Dispatch 2: What is the fastest music?
The Best Art
Artist Nicole He has created a collaborative art experiment with her Macbook as partner. Every day, the computer creates a new piece of art that it has calculated to be "the best art" for that day. It is then up to the human (He, in this instance) to create that art piece.
You can see the project in action here.
The math of maps
Numberphile, a favorite Youtube channel, has a great video explaining the theory behind "four color theory" in cartography.
In short, there is a well known fact of maps that you only need 4 colors to delineate the borders of states. Numberphile goes into why that always works.
How fast can you hear?
Musician Adam Neely answers a very intriguing question: "what is the fastest music?"
The answer is a bit more complicated, of course.
Adam analyses popular performances of fast music, virtuoso performers and explains one of the thresholds of human perception.
Another music streaming service
We aren't really wanting for options for paid music streaming services, but we're getting another one anyway. Pandora, which was one of the earliest (and still in existence) music streaming services, now has a true on-demand option that will rolling out to subscribers and then to the general public.

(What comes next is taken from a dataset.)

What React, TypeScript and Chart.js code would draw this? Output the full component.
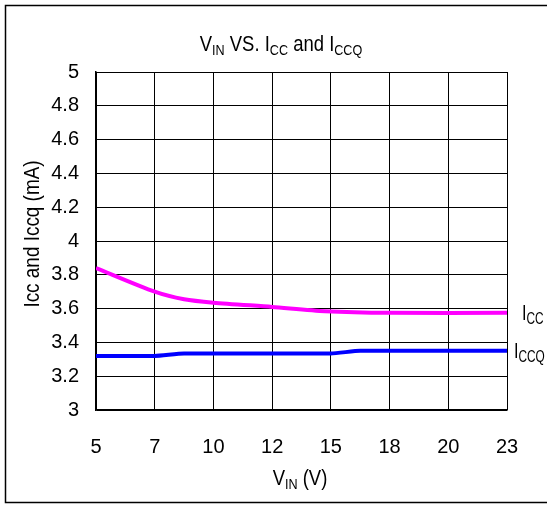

What makes this interesting is that Pandora acquired Rdio's assets a few years ago which made this possible. Pandora, by virtue of it being fairly long lived for such a service, has a large installed userbase. So there will certainly be takers for the $10-a-month option to listen to music on demand, as well as harnessing Pandora's algorithmicplaylist generation feature.
The biggest stumbling block, as far as I see, is that this type of service needs to have some other hook to truly stand out and I don't think that just smart playlist/'radio station' creation is going to do it. Yes, as The Verge's article mentions, new users are probably put off by the sheer vastness of most online catalogs (i.e. "I just want to listen to something") but the other streaming services have some additional value adds.
For example, Google bundles in Youtube Red, which turns off preroll ads on Youtube, making the vast music stored on Youtube feel like an add-on to Youtube's music offerings. Spotify has extensive support across various other apps, or being accessible directly through channels on Amazon Echo, Roku, etc.
All those things add utility, and more important for Pandora, keep users around. The catalog is almost beside the point.